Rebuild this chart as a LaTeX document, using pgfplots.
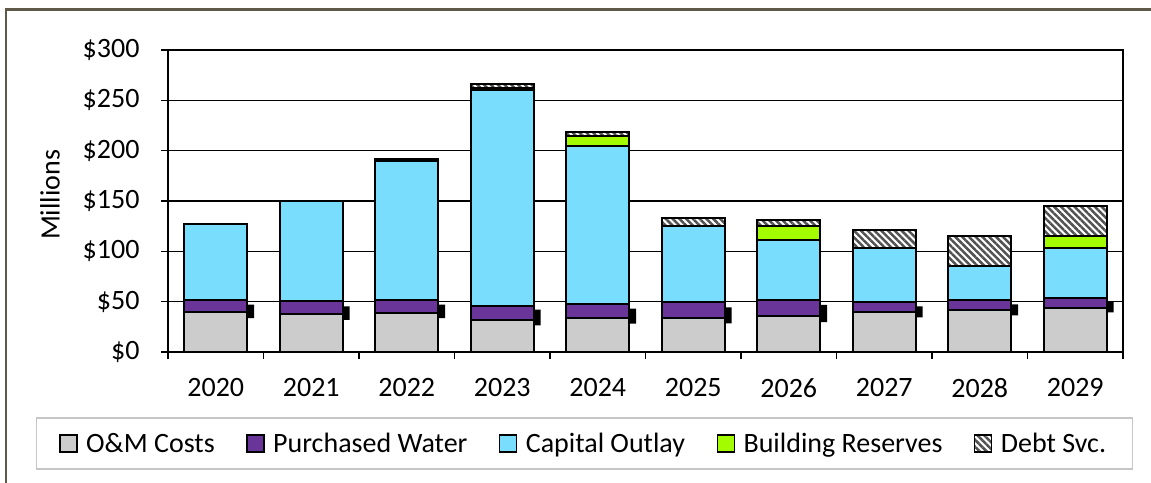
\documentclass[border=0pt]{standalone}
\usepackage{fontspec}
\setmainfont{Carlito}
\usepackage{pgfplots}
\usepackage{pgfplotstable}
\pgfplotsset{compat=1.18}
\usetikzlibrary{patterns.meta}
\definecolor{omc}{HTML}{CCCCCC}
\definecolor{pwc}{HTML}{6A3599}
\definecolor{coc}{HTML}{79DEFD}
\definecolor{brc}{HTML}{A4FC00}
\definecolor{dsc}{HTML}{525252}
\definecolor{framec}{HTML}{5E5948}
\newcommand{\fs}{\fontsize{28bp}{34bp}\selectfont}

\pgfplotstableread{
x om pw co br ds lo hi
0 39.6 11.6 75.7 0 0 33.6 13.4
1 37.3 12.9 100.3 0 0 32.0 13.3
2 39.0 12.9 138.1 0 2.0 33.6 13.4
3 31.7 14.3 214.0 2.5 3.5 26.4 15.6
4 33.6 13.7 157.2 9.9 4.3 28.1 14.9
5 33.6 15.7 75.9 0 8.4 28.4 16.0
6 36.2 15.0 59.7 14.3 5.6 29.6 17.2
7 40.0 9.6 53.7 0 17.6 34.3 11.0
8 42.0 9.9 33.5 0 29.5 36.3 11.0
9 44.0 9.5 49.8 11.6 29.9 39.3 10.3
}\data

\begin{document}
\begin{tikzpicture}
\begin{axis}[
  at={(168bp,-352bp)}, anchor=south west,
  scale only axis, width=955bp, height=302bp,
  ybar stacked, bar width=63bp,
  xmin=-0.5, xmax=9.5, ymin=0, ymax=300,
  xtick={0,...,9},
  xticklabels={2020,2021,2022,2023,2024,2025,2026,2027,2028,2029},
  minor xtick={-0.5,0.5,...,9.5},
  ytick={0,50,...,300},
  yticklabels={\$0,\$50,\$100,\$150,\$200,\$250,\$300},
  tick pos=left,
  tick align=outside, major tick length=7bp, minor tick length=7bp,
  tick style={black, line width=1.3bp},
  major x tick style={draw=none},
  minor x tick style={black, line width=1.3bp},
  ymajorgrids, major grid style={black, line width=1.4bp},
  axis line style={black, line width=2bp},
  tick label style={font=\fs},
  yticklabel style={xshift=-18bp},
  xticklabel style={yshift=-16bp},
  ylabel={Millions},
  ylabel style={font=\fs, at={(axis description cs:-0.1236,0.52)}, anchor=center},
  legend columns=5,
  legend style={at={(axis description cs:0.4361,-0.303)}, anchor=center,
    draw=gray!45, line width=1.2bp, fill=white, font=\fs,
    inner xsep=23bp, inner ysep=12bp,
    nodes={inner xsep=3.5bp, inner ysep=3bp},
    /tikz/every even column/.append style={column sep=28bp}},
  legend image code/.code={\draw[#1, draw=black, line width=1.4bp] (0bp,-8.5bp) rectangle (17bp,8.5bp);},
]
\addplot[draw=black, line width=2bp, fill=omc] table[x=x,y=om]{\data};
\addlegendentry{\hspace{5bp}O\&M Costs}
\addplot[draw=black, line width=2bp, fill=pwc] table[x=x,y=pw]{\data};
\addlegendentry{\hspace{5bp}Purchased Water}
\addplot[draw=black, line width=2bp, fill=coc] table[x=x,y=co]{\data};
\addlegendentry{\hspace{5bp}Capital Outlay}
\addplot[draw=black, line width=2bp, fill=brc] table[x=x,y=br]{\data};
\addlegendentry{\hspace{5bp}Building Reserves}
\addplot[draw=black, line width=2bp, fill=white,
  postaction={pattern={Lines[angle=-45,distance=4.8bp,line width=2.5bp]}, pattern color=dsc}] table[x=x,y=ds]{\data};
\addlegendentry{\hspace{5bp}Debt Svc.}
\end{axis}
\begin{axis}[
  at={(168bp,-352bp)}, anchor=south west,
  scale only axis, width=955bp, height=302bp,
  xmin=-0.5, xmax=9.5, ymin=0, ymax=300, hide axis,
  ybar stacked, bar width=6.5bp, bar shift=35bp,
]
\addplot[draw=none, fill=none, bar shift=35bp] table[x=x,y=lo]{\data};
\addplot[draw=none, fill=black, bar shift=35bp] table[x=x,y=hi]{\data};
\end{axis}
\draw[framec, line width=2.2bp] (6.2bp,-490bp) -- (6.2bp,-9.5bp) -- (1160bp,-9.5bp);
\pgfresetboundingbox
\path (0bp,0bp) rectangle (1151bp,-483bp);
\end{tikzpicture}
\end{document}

______

### GIVEN REQUEST
Set down the material above as is, without any pictures.

### RESULT FOR THIS TASK
Rebuild this chart as a LaTeX document, using pgfplots.
\documentclass[border=0pt]{standalone}
\usepackage{fontspec}
\setmainfont{Carlito}
\usepackage{pgfplots}
\usepackage{pgfplotstable}
\pgfplotsset{compat=1.18}
\usetikzlibrary{patterns.meta}
\definecolor{omc}{HTML}{CCCCCC}
\definecolor{pwc}{HTML}{6A3599}
\definecolor{coc}{HTML}{79DEFD}
\definecolor{brc}{HTML}{A4FC00}
\definecolor{dsc}{HTML}{525252}
\definecolor{framec}{HTML}{5E5948}
\newcommand{\fs}{\fontsize{28bp}{34bp}\selectfont}

\pgfplotstableread{
x om pw co br ds lo hi
0 39.6 11.6 75.7 0 0 33.6 13.4
1 37.3 12.9 100.3 0 0 32.0 13.3
2 39.0 12.9 138.1 0 2.0 33.6 13.4
3 31.7 14.3 214.0 2.5 3.5 26.4 15.6
4 33.6 13.7 157.2 9.9 4.3 28.1 14.9
5 33.6 15.7 75.9 0 8.4 28.4 16.0
6 36.2 15.0 59.7 14.3 5.6 29.6 17.2
7 40.0 9.6 53.7 0 17.6 34.3 11.0
8 42.0 9.9 33.5 0 29.5 36.3 11.0
9 44.0 9.5 49.8 11.6 29.9 39.3 10.3
}\data

\begin{document}
\begin{tikzpicture}
\begin{axis}[
  at={(168bp,-352bp)}, anchor=south west,
  scale only axis, width=955bp, height=302bp,
  ybar stacked, bar width=63bp,
  xmin=-0.5, xmax=9.5, ymin=0, ymax=300,
  xtick={0,...,9},
  xticklabels={2020,2021,2022,2023,2024,2025,2026,2027,2028,2029},
  minor xtick={-0.5,0.5,...,9.5},
  ytick={0,50,...,300},
  yticklabels={\$0,\$50,\$100,\$150,\$200,\$250,\$300},
  tick pos=left,
  tick align=outside, major tick length=7bp, minor tick length=7bp,
  tick style={black, line width=1.3bp},
  major x tick style={draw=none},
  minor x tick style={black, line width=1.3bp},
  ymajorgrids, major grid style={black, line width=1.4bp},
  axis line style={black, line width=2bp},
  tick label style={font=\fs},
  yticklabel style={xshift=-18bp},
  xticklabel style={yshift=-16bp},
  ylabel={Millions},
  ylabel style={font=\fs, at={(axis description cs:-0.1236,0.52)}, anchor=center},
  legend columns=5,
  legend style={at={(axis description cs:0.4361,-0.303)}, anchor=center,
    draw=gray!45, line width=1.2bp, fill=white, font=\fs,
    inner xsep=23bp, inner ysep=12bp,
    nodes={inner xsep=3.5bp, inner ysep=3bp},
    /tikz/every even column/.append style={column sep=28bp}},
  legend image code/.code={\draw[#1, draw=black, line width=1.4bp] (0bp,-8.5bp) rectangle (17bp,8.5bp);},
]
\addplot[draw=black, line width=2bp, fill=omc] table[x=x,y=om]{\data};
\addlegendentry{\hspace{5bp}O\&M Costs}
\addplot[draw=black, line width=2bp, fill=pwc] table[x=x,y=pw]{\data};
\addlegendentry{\hspace{5bp}Purchased Water}
\addplot[draw=black, line width=2bp, fill=coc] table[x=x,y=co]{\data};
\addlegendentry{\hspace{5bp}Capital Outlay}
\addplot[draw=black, line width=2bp, fill=brc] table[x=x,y=br]{\data};
\addlegendentry{\hspace{5bp}Building Reserves}
\addplot[draw=black, line width=2bp, fill=white,
  postaction={pattern={Lines[angle=-45,distance=4.8bp,line width=2.5bp]}, pattern color=dsc}] table[x=x,y=ds]{\data};
\addlegendentry{\hspace{5bp}Debt Svc.}
\end{axis}
\begin{axis}[
  at={(168bp,-352bp)}, anchor=south west,
  scale only axis, width=955bp, height=302bp,
  xmin=-0.5, xmax=9.5, ymin=0, ymax=300, hide axis,
  ybar stacked, bar width=6.5bp, bar shift=35bp,
]
\addplot[draw=none, fill=none, bar shift=35bp] table[x=x,y=lo]{\data};
\addplot[draw=none, fill=black, bar shift=35bp] table[x=x,y=hi]{\data};
\end{axis}
\draw[framec, line width=2.2bp] (6.2bp,-490bp) -- (6.2bp,-9.5bp) -- (1160bp,-9.5bp);
\pgfresetboundingbox
\path (0bp,0bp) rectangle (1151bp,-483bp);
\end{tikzpicture}
\end{document}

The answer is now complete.